Al Jazeera correspondent Mike Hanna, reporting from the UN, pointed out that the Israeli leader repeated the idea that Israel was surrounded by hostile forces.

“Netanyahu talked about how Israel needs to be secure, which would not be guaranteed necessarily by a Palestinian state next door,” Hanna said.

Hanna added that Netanyahu was unlikely to get any real response from Abbas because the Palestinian leadership has said it will not meet before establishing clear terms of reference and a timetable.

“I extend my hand to the Palestinian people,” Netanyahu told the 193-nation assembly.

“The truth is that Israel wants peace. The truth is that I want peace … The Palestinians should first make peace with Israel and then get their state,” he said.

Netanyahu added that if there was such a peace, “Israel will not be the last state to welcome a Palestinian state into the United Nations. We will be the first.”

It was also time for the Palestinians to acknowledge that “Israel is the Jewish state,” he told the assembly.

Resumption of talks

Direct negotiations between Israel and the Palestinians collapsed a year ago.

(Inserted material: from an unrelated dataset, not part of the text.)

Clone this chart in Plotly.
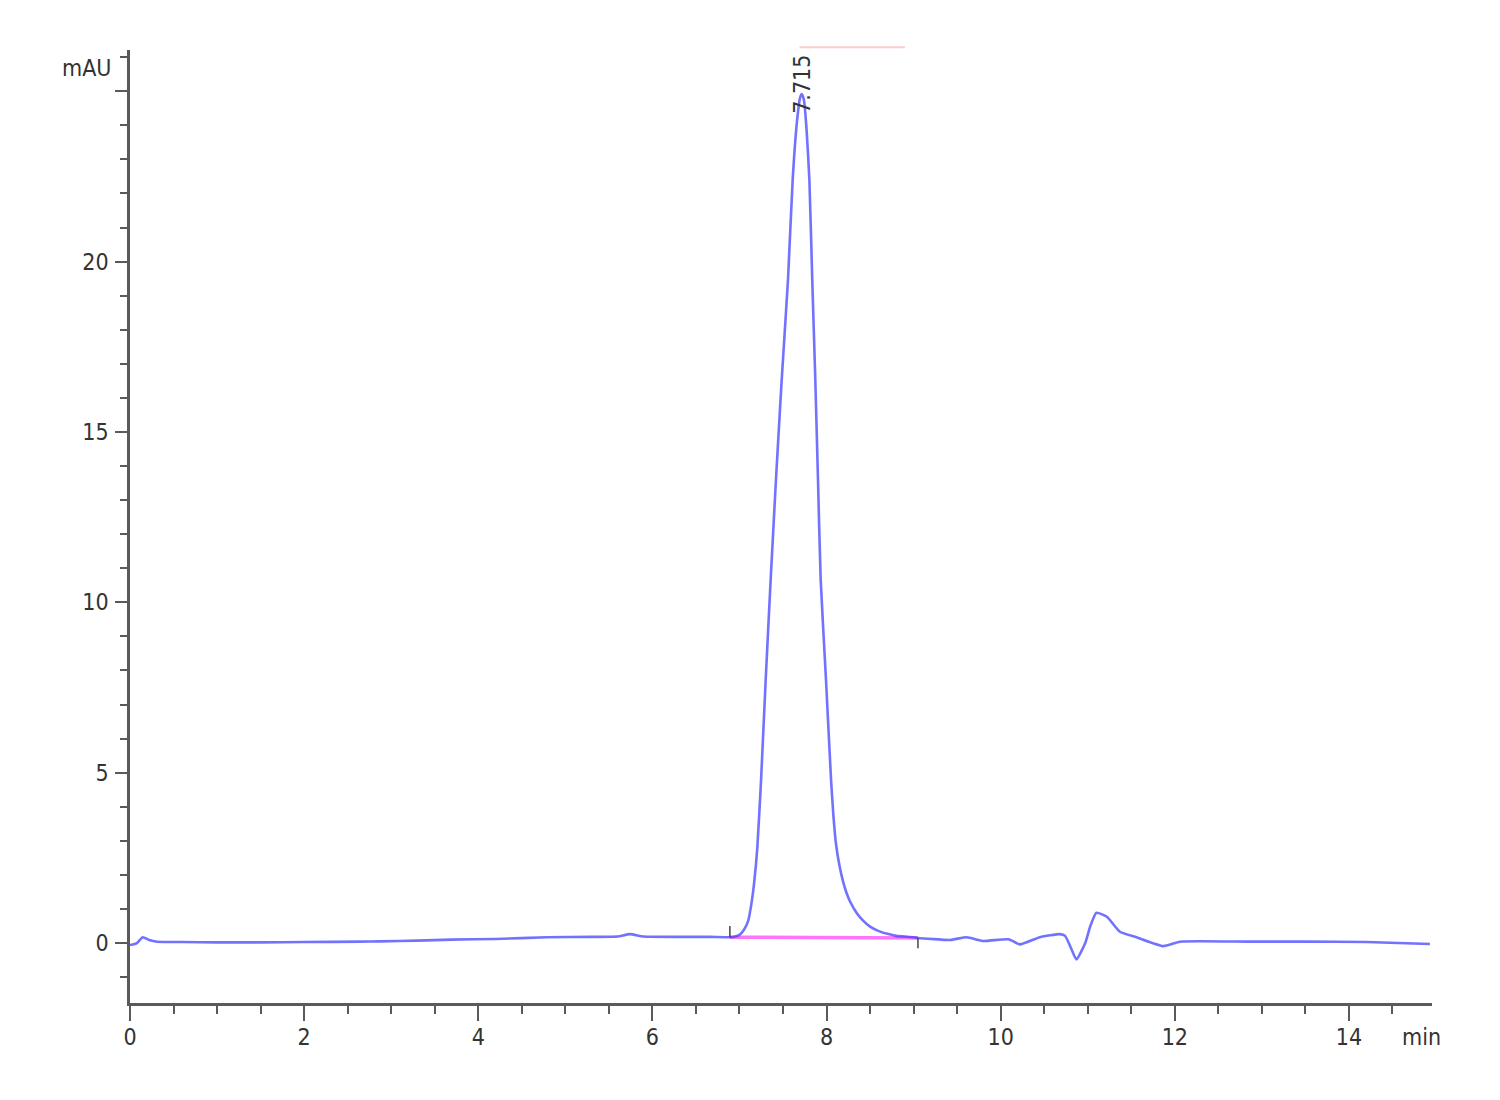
import plotly.graph_objects as go

# Chromatogram signal (min, mAU)
time_min = [0.0, 0.08, 0.146, 0.22, 0.31, 0.6, 1.0, 1.5, 2.0, 2.64, 2.87, 3.3, 3.69, 4.2,
            4.79, 5.3, 5.6, 5.74, 5.9, 6.3, 6.66, 6.89, 6.95, 7.0, 7.05, 7.10, 7.14, 7.17, 7.205,
            7.248, 7.301, 7.358, 7.419, 7.485, 7.557, 7.611, 7.66, 7.695, 7.715, 7.74, 7.77,
            7.803, 7.836, 7.871, 7.902, 7.933, 7.994, 8.052, 8.08, 8.109, 8.15, 8.19, 8.23,
            8.27, 8.35, 8.42, 8.50, 8.60, 8.70, 8.80, 9.0, 9.05, 9.42, 9.61, 9.80, 10.09, 10.22,
            10.45, 10.68, 10.74, 10.80, 10.87, 10.97, 11.03, 11.10, 11.22, 11.37, 11.56, 11.87,
            12.06, 12.86, 13.5, 14.2, 14.93]
signal_mau = [-0.06, 0.0, 0.17, 0.09, 0.04, 0.03, 0.02, 0.02, 0.03, 0.04, 0.05, 0.07, 0.10, 0.12,
              0.17, 0.18, 0.19, 0.26, 0.19, 0.18, 0.18, 0.17, 0.19, 0.24, 0.38, 0.65, 1.2, 1.8, 2.8,
              4.78, 7.72, 10.65, 13.59, 16.53, 19.46, 22.40, 24.1, 24.8, 24.92, 24.75, 23.9,
              22.40, 19.46, 16.53, 13.59, 10.65, 7.72, 4.78, 3.7, 2.9, 2.25, 1.8, 1.47,
              1.22, 0.87, 0.66, 0.48, 0.35, 0.27, 0.21, 0.17, 0.15, 0.09, 0.17, 0.06, 0.11, -0.04,
              0.17, 0.26, 0.21, -0.1, -0.48, -0.01, 0.5, 0.89, 0.77, 0.33, 0.17, -0.09,
              0.04, 0.04, 0.04, 0.03, -0.03]

# Integration baseline of the peak
baseline_x = [6.89, 9.05]
baseline_y = [0.17, 0.15]
# Peak start / end markers
start_tick_x = [6.89, 6.89]
start_tick_y = [0.17, 0.50]
end_tick_x = [9.05, 9.05]
end_tick_y = [0.15, -0.15]
# Peak label
peak_rt = 7.715
peak_label = "7.715"
# Peak bar at top
top_bar_x = [7.69, 8.90]

x_tickvals = [0, 2, 4, 6, 8, 10, 12, 14]
x_ticktext = ["0", "2", "4", "6", "8", "10", "12", "14"]
y_tickvals = [0, 5, 10, 15, 20, 25]
y_ticktext = ["0", "5", "10", "15", "20", ""]

FONT = "DejaVu Sans Condensed, Liberation Sans Narrow, Liberation Sans, Arial, sans-serif"
AXIS = "#5a5a5a"

fig = go.Figure()
fig.add_trace(go.Scatter(x=baseline_x, y=baseline_y, mode="lines",
                         line=dict(color="rgba(255,70,255,0.75)", width=3.5),
                         hoverinfo="skip"))
fig.add_trace(go.Scatter(x=time_min, y=signal_mau, mode="lines",
                         line=dict(color="rgba(60,60,255,0.72)", width=2.6,
                                   shape="spline", smoothing=0.5),
                         hoverinfo="x+y"))
fig.add_trace(go.Scatter(x=start_tick_x, y=start_tick_y, mode="lines",
                         line=dict(color="#444444", width=1.5), hoverinfo="skip"))
fig.add_trace(go.Scatter(x=end_tick_x, y=end_tick_y, mode="lines",
                         line=dict(color="#444444", width=1.5), hoverinfo="skip"))

fig.add_shape(type="line", xref="x", yref="paper", x0=top_bar_x[0], x1=top_bar_x[1],
              y0=1.003, y1=1.003, line=dict(color="#ffcccc", width=2))

fig.add_annotation(x=peak_rt, y=25.21, xref="x", yref="y", text=peak_label,
                   textangle=-90, showarrow=False, xanchor="center", yanchor="middle",
                   font=dict(family=FONT, size=23, color="#333333"))
fig.add_annotation(x=-0.013, y=0.981, xref="paper", yref="paper", text="mAU",
                   showarrow=False, xanchor="right", yanchor="middle",
                   font=dict(family=FONT, size=23, color="#333333"))
fig.add_annotation(x=0.9755, y=-0.0357, xref="paper", yref="paper", text="min",
                   showarrow=False, xanchor="left", yanchor="middle",
                   font=dict(family=FONT, size=23, color="#333333"))

fig.update_layout(
    width=1492, height=1092,
    margin=dict(l=122, r=68, t=42, b=97, autoexpand=False),
    paper_bgcolor="white", plot_bgcolor="white",
    showlegend=False,
    font=dict(family=FONT, size=23, color="#333333"),
    xaxis=dict(range=[0, 14.954], showgrid=False, zeroline=False,
               showline=True, linecolor=AXIS, linewidth=2.5,
               tickmode="array", tickvals=x_tickvals, ticktext=x_ticktext,
               ticks="outside", ticklen=15, tickwidth=2, tickcolor=AXIS,
               ticklabelstandoff=-3,
               minor=dict(dtick=0.5, tick0=0, ticks="outside", ticklen=8,
                          tickwidth=2, tickcolor=AXIS, showgrid=False)),
    yaxis=dict(range=[-1.76, 26.21], showgrid=False, zeroline=False,
               showline=True, linecolor=AXIS, linewidth=2.5,
               tickmode="array", tickvals=y_tickvals, ticktext=y_ticktext,
               ticks="outside", ticklen=12, tickwidth=2, tickcolor=AXIS,
               ticklabelstandoff=2,
               minor=dict(dtick=1, tick0=0, ticks="outside", ticklen=7,
                          tickwidth=2, tickcolor=AXIS, showgrid=False)),
)

fig.write_html("out.html")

The Palestinians pulled out after Israel refused to extend a moratorium on new Jewish settlements in the West Bank.

Netanyahu also demanded that the Palestinians recognize Israel as a Jewish state, something they reject because they say that would prejudice the rights of Palestinian refugees.

Abbas’ statehood request reflects a loss of faith after 20 years of failed peace talks sponsored by the United States, Israel’s main ally.

It also exposes Washington’s dwindling influence in a region shaken by Arab uprisings and shifting alliances that have pushed Israel, for all its military muscle, deeper into isolation.